Organisational arrangements for banking supervision
There were no changes to the organisational arrangements for banking supervision. Unfortunately, it was not possible to fulfil the plan to establish four inspection teams, so three teams carried out the inspection work. The average number of supervisory staff was just under ninety during the year.
The banking sector
The number of banks and branches of foreign banks operating in the Czech-banking sector fell further to 42. At the beginning of the year, Universal banka's licence was revoked - in 1998 it had been taken out of the Stabilisation Programme and administrative proceedings had been commenced against it owing to its capital adequacy falling to below one third of the prescribed limit. At the end of March, Foresbank's general meeting decided to terminate its activities. Following its partial sale to Union banka, Foresbank had not conducted any further activities and had settled its payables due to depositors. In November, Moravia banka's licence was revoked owing to persistent serious shortcomings in its activities.

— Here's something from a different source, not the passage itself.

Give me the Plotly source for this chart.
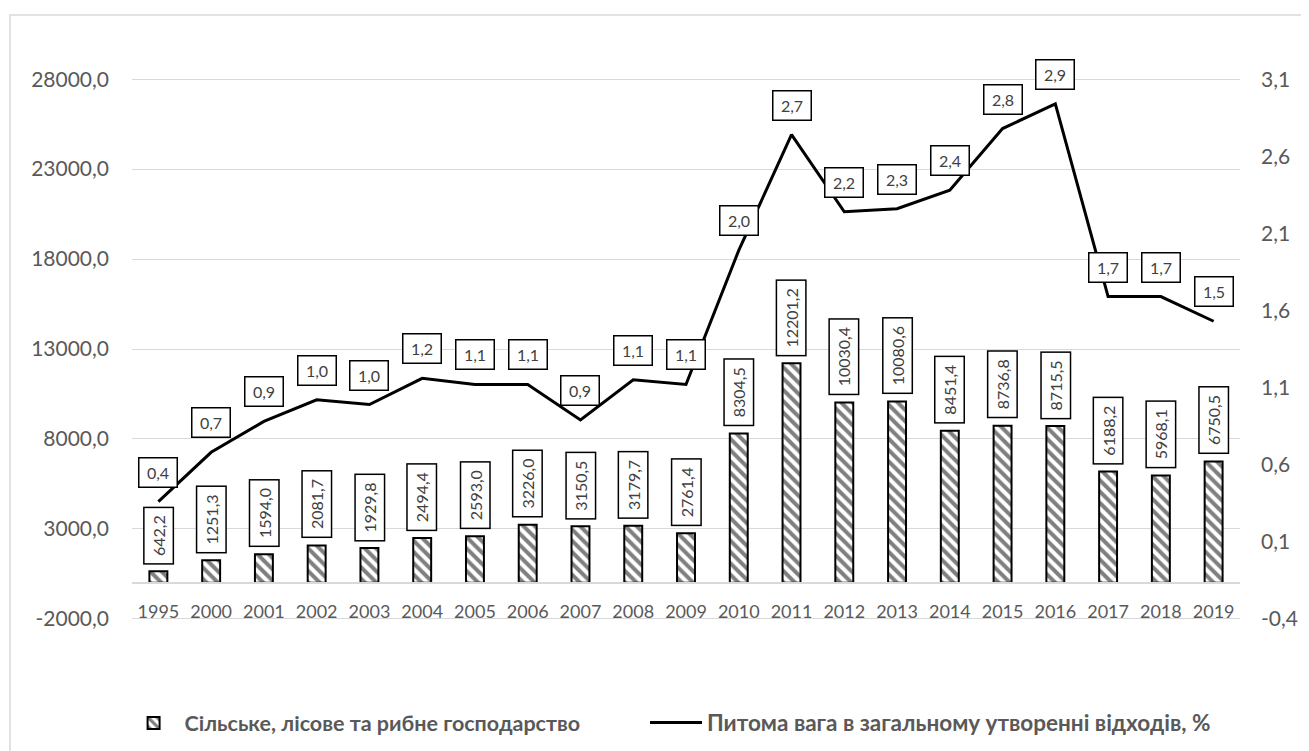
import plotly.graph_objects as go

years = ["1995", "2000", "2001", "2002", "2003", "2004", "2005", "2006", "2007", "2008",
         "2009", "2010", "2011", "2012", "2013", "2014", "2015", "2016", "2017", "2018", "2019"]
waste = [642.2, 1251.3, 1594.0, 2081.7, 1929.8, 2494.4, 2593.0, 3226.0, 3150.5, 3179.7,
         2761.4, 8304.5, 12201.2, 10030.4, 10080.6, 8451.4, 8736.8, 8715.5, 6188.2, 5968.1, 6750.5]
share = [0.36, 0.68, 0.88, 1.02, 0.99, 1.16, 1.12, 1.12, 0.89, 1.15,
         1.12, 1.99, 2.74, 2.24, 2.26, 2.38, 2.78, 2.94, 1.69, 1.69, 1.53]
share_labels = ["0,4", "0,7", "0,9", "1,0", "1,0", "1,2", "1,1", "1,1", "0,9", "1,1",
                "1,1", "2,0", "2,7", "2,2", "2,3", "2,4", "2,8", "2,9", "1,7", "1,7", "1,5"]

left_ticks = [-2000, 3000, 8000, 13000, 18000, 23000, 28000]
left_ticktext = ["-2000,0", "3000,0", "8000,0", "13000,0", "18000,0", "23000,0", "28000,0"]
right_ticks = [-0.4, 0.1, 0.6, 1.1, 1.6, 2.1, 2.6, 3.1]
right_ticktext = ["-0,4", "0,1", "0,6", "1,1", "1,6", "2,1", "2,6", "3,1"]

bar_name = "Сільське, лісове та рибне господарство"
line_name = "Питома вага в загальному утворенні відходів, %"

FONT = "Lato"
GRID = "#d9d9d9"
TICK_COL = "#595959"
LABEL_COL = "#404040"

# pad the ranges by ~1.2 px so the edge gridlines are kept
PAD_PX = 1.2
PLOT_H = 540.0
y_pad = PAD_PX * (left_ticks[-1] - left_ticks[0]) / PLOT_H
y2_pad = PAD_PX * (right_ticks[-1] - right_ticks[0]) / PLOT_H
y_range = [left_ticks[0] - y_pad, left_ticks[-1] + y_pad]
y2_range = [right_ticks[0] - y2_pad, right_ticks[-1] + y2_pad]

fig = go.Figure()
fig.add_trace(go.Bar(
    x=years, y=waste, name=bar_name, width=0.34, legend="legend",
    marker=dict(color="white", line=dict(color="black", width=2),
                pattern=dict(shape="\\", fgcolor="black", bgcolor="white", size=8, solidity=0.5)),
    yaxis="y", hoverinfo="skip",
))
fig.add_trace(go.Scatter(
    x=years, y=share, name=line_name, mode="lines", legend="legend2",
    line=dict(color="black", width=3), yaxis="y2", hoverinfo="skip",
))

def fmt(v):
    return f"{v:.1f}".replace(".", ",")

annotations = []
for i, v in enumerate(waste):
    txt = fmt(v)
    annotations.append(dict(
        x=i, y=v, xref="x", yref="y", text=txt, showarrow=False,
        textangle=-90, yanchor="bottom", xanchor="center", yshift=7,
        font=dict(family=FONT, size=16, color=LABEL_COL),
        bordercolor="black", borderwidth=1.5, borderpad=1, bgcolor="white",
        width=int(9.5 * len(txt) + 6), height=26,
    ))
for i, (v, lab) in enumerate(zip(share, share_labels)):
    annotations.append(dict(
        x=i, y=v, xref="x", yref="y2", text=lab, showarrow=False,
        yanchor="bottom", xanchor="center", yshift=14,
        font=dict(family=FONT, size=16, color=LABEL_COL),
        bordercolor="black", borderwidth=1.5, borderpad=1, bgcolor="white",
        width=35, height=26,
    ))

legend_common = dict(orientation="h", xanchor="left", y=-0.19, yanchor="middle",
                     itemwidth=52, bgcolor="rgba(0,0,0,0)")

fig.update_layout(
    width=1301, height=743,
    margin=dict(l=124, r=69, t=70, b=131, autoexpand=False),
    paper_bgcolor="white", plot_bgcolor="white",
    font=dict(family=FONT, color=TICK_COL),
    showlegend=True,
    legend=dict(x=-0.0085, font=dict(family=FONT, size=21.5, color=TICK_COL, weight="bold"),
                **legend_common),
    legend2=dict(x=0.463, font=dict(family=FONT, size=22.5, color=TICK_COL, weight="bold"),
                 **legend_common),
    xaxis=dict(type="category", anchor="free",
               position=(0 - y_range[0]) / (y_range[1] - y_range[0]),
               showline=True, linecolor=GRID, linewidth=1.5, showgrid=False,
               ticks="", ticklabelstandoff=13,
               tickfont=dict(family=FONT, size=18, color=TICK_COL),
               range=[-0.5, len(years) - 0.5]),
    yaxis=dict(range=y_range, tickvals=left_ticks, ticktext=left_ticktext,
               showgrid=True, gridcolor=GRID, gridwidth=1.3, zeroline=False,
               showline=False, ticks="", ticklabelstandoff=22,
               tickfont=dict(family=FONT, size=21, color=TICK_COL)),
    yaxis2=dict(range=y2_range, tickvals=right_ticks, ticktext=right_ticktext,
                overlaying="y", side="right", showgrid=False, zeroline=False,
                showline=False, ticks="", ticklabelstandoff=20,
                tickfont=dict(family=FONT, size=21, color=TICK_COL)),
    annotations=annotations,
    shapes=[dict(type="rect", xref="paper", yref="paper",
                 x0=(2 - 124) / 1108, x1=(1330 - 124) / 1108,
                 y0=(612 - 770) / 542, y1=(612 - 7) / 542,
                 line=dict(color=GRID, width=1.5), fillcolor="rgba(0,0,0,0)", layer="below")],
)

fig.write_html("out.html")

The ongoing economic decline and the related worsening in the economic situation of debtors continued to adversely affect banks' financial results and the quality of their assets. Persistent shortcomings in the legal environment preventing banks from recovering receivables from debtors, together with the diminishing creditworthiness of the business sector, contributed to a decline in lending and the maintenance of a relatively high ratio of classified loans to total loans. These negative trends also affected large banks. The state, as main shareholder, contributed to strengthening Česká spořitelna and Komerční banka's capital and cleaning up their balance sheets.
Significant in terms of the future of the banking sector was the progress made in the privatisation of the large banks. The Belgian KBC Bank became the majority owner of ČSOB, while exclusive discussions are underway on Česká spořitelna with the Austrian Erste Bank. An advertisement for the sale of the state's holding in Komerční banka was published and an information memorandum is being produced. According to forecasts, the sale of both banks should be completed by mid-2000. Several private banks were also looking for strategic partners - without a transfer of know-how and capital, these banks have no prospects in the increasingly competitive banking market.
Under the programme, countries wishing to join the EU are allocated a partner country which assists in preparations for accession. The Czech Republic's partner for supervising banks and insurance companies is Germany, with Greek experts participating in parts of the programme.